**SHORT TASK:**
Repeat exactly the lines of the entries below from the one with "Write a Python" through the one with "ax.plot(pulse, ys, 'o', color='black', ms=ms, zorder=4)", both ends included, and nothing else.
:: EXCERPTED DATA
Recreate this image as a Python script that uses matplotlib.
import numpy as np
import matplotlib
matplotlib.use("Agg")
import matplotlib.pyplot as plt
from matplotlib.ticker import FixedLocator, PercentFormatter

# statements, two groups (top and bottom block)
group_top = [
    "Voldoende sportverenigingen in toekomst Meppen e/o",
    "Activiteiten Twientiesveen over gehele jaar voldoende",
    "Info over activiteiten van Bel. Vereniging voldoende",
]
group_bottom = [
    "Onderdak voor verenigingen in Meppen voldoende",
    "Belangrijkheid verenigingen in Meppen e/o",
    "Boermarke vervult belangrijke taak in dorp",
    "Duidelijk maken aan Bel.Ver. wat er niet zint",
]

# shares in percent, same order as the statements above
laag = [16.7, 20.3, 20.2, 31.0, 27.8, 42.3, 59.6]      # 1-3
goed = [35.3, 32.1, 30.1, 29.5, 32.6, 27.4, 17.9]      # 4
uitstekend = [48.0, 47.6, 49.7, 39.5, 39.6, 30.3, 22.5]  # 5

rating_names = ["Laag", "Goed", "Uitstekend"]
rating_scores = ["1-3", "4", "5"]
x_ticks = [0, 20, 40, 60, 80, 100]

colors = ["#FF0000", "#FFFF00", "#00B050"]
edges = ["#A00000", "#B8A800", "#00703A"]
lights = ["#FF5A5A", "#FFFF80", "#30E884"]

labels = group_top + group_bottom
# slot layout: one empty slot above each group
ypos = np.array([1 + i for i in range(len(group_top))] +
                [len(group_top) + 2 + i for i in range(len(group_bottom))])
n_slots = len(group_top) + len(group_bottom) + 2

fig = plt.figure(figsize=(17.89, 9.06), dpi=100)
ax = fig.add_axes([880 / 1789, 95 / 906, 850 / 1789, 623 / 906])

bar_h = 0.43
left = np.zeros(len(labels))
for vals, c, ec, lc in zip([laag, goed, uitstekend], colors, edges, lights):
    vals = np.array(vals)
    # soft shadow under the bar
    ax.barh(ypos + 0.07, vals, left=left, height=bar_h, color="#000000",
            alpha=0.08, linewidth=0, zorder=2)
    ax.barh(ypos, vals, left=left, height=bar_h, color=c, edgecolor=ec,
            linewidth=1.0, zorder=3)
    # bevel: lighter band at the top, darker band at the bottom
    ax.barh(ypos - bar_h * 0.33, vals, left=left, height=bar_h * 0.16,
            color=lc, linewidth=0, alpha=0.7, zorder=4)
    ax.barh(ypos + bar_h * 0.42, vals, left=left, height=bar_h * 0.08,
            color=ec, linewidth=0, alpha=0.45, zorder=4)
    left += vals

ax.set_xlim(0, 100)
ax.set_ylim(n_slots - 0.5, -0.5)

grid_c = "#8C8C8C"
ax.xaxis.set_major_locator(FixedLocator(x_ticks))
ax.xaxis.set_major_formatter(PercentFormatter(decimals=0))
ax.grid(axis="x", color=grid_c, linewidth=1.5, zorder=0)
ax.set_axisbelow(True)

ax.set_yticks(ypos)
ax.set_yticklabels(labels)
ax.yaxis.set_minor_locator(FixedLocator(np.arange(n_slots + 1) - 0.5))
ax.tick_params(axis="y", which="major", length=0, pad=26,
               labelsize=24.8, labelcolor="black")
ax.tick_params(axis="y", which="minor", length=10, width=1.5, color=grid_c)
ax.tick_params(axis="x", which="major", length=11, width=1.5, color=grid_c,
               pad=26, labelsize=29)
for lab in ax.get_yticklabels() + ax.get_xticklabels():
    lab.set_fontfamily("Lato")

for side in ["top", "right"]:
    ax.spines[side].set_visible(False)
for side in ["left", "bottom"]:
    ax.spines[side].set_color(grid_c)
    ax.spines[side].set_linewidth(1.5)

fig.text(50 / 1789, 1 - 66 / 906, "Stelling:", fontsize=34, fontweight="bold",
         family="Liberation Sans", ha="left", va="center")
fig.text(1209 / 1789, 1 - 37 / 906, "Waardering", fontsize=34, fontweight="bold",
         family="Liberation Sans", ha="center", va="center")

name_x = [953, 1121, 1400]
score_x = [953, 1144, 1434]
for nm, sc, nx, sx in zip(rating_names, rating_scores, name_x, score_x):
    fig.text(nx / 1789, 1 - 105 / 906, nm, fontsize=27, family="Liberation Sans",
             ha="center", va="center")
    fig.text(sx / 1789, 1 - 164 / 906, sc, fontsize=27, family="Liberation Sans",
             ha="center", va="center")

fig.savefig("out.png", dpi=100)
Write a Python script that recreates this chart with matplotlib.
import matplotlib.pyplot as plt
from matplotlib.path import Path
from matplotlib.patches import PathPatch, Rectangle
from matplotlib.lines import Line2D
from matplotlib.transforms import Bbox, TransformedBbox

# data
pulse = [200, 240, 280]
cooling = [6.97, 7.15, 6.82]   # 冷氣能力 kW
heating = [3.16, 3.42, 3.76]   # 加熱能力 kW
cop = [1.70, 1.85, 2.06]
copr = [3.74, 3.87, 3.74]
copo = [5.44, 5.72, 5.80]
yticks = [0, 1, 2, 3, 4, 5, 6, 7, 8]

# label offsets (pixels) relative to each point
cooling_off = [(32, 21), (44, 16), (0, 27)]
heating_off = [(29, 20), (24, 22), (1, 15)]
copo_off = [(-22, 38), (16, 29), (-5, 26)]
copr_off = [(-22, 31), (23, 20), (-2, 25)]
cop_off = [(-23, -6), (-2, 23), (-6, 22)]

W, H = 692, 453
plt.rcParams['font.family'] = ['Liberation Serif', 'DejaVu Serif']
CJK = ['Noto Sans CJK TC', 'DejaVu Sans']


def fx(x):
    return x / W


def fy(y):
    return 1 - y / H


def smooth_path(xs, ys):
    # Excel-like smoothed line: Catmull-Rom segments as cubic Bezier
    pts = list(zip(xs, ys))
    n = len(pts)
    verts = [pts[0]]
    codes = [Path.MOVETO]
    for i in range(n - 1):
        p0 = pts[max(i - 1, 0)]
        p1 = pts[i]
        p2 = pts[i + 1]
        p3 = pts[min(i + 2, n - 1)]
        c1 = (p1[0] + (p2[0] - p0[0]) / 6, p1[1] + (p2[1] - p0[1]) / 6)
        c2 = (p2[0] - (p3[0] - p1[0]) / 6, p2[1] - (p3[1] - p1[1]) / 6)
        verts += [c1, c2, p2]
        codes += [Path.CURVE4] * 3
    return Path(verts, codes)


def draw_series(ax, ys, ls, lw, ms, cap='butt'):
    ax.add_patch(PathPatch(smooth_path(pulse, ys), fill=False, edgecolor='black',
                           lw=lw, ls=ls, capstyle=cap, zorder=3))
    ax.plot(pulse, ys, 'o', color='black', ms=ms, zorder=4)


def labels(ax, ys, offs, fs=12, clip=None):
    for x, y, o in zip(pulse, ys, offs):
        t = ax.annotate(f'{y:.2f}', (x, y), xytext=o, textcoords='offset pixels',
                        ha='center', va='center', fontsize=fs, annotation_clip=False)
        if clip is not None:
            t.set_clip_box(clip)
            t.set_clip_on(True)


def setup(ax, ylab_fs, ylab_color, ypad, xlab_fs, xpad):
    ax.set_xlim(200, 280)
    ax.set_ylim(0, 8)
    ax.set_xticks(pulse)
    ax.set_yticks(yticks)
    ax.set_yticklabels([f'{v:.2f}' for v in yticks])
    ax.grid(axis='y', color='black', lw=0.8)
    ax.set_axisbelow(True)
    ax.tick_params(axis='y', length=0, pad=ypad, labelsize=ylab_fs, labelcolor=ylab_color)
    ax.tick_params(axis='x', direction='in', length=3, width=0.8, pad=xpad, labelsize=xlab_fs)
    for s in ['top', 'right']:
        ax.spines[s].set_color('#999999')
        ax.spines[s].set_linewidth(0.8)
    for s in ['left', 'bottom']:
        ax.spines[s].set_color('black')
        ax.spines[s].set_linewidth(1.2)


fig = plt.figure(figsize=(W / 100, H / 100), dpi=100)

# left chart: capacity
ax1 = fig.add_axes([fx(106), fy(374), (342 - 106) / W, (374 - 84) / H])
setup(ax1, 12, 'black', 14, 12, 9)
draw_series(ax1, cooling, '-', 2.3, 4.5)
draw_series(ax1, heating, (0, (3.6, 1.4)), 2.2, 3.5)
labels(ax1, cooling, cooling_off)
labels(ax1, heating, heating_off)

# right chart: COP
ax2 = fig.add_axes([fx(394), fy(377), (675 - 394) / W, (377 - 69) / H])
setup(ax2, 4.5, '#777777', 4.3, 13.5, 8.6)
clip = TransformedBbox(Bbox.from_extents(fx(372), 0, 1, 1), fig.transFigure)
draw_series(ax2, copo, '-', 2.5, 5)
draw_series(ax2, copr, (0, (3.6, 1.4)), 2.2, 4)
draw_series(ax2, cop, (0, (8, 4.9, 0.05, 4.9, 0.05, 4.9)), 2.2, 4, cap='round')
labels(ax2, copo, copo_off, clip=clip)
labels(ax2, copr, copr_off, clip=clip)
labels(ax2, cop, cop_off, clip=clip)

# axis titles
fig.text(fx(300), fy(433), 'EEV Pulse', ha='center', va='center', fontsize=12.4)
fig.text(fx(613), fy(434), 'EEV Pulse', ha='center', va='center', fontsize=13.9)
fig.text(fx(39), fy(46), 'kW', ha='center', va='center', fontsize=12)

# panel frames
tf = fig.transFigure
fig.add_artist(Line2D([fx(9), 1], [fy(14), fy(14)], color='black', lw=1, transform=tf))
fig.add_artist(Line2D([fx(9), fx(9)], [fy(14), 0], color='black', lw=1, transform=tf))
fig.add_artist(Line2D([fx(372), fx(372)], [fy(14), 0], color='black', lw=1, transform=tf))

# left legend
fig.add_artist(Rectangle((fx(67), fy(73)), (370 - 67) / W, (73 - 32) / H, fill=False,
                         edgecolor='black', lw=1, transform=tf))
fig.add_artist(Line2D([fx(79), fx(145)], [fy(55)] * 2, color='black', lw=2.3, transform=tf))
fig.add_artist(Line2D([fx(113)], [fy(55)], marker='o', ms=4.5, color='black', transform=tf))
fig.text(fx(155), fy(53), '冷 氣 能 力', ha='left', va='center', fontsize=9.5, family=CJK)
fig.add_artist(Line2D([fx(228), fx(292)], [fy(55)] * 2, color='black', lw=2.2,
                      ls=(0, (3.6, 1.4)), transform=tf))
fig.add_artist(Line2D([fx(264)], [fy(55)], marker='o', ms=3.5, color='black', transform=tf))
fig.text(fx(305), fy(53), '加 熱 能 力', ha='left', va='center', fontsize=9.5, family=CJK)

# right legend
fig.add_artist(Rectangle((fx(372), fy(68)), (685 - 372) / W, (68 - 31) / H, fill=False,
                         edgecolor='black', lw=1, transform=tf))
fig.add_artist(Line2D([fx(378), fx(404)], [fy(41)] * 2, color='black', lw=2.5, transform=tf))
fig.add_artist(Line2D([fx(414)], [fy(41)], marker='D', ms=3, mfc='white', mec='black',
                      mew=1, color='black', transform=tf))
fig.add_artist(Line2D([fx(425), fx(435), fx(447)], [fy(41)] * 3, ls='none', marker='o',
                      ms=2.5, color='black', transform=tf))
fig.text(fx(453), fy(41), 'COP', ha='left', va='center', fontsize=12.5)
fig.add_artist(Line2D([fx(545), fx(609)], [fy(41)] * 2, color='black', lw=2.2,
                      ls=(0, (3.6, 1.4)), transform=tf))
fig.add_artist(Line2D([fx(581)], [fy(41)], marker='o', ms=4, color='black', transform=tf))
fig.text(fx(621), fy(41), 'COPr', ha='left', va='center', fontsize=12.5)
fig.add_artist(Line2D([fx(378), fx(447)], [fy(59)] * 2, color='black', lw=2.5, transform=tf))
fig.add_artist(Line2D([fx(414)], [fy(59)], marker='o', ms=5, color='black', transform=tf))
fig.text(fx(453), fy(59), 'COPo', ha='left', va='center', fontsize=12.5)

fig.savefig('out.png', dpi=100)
::::
**CORRECT OUTPUT:**
Write a Python script that recreates this chart with matplotlib.
import matplotlib.pyplot as plt
from matplotlib.path import Path
from matplotlib.patches import PathPatch, Rectangle
from matplotlib.lines import Line2D
from matplotlib.transforms import Bbox, TransformedBbox

# data
pulse = [200, 240, 280]
cooling = [6.97, 7.15, 6.82]   # 冷氣能力 kW
heating = [3.16, 3.42, 3.76]   # 加熱能力 kW
cop = [1.70, 1.85, 2.06]
copr = [3.74, 3.87, 3.74]
copo = [5.44, 5.72, 5.80]
yticks = [0, 1, 2, 3, 4, 5, 6, 7, 8]

# label offsets (pixels) relative to each point
cooling_off = [(32, 21), (44, 16), (0, 27)]
heating_off = [(29, 20), (24, 22), (1, 15)]
copo_off = [(-22, 38), (16, 29), (-5, 26)]
copr_off = [(-22, 31), (23, 20), (-2, 25)]
cop_off = [(-23, -6), (-2, 23), (-6, 22)]

W, H = 692, 453
plt.rcParams['font.family'] = ['Liberation Serif', 'DejaVu Serif']
CJK = ['Noto Sans CJK TC', 'DejaVu Sans']


def fx(x):
    return x / W


def fy(y):
    return 1 - y / H


def smooth_path(xs, ys):
    # Excel-like smoothed line: Catmull-Rom segments as cubic Bezier
    pts = list(zip(xs, ys))
    n = len(pts)
    verts = [pts[0]]
    codes = [Path.MOVETO]
    for i in range(n - 1):
        p0 = pts[max(i - 1, 0)]
        p1 = pts[i]
        p2 = pts[i + 1]
        p3 = pts[min(i + 2, n - 1)]
        c1 = (p1[0] + (p2[0] - p0[0]) / 6, p1[1] + (p2[1] - p0[1]) / 6)
        c2 = (p2[0] - (p3[0] - p1[0]) / 6, p2[1] - (p3[1] - p1[1]) / 6)
        verts += [c1, c2, p2]
        codes += [Path.CURVE4] * 3
    return Path(verts, codes)


def draw_series(ax, ys, ls, lw, ms, cap='butt'):
    ax.add_patch(PathPatch(smooth_path(pulse, ys), fill=False, edgecolor='black',
                           lw=lw, ls=ls, capstyle=cap, zorder=3))
    ax.plot(pulse, ys, 'o', color='black', ms=ms, zorder=4)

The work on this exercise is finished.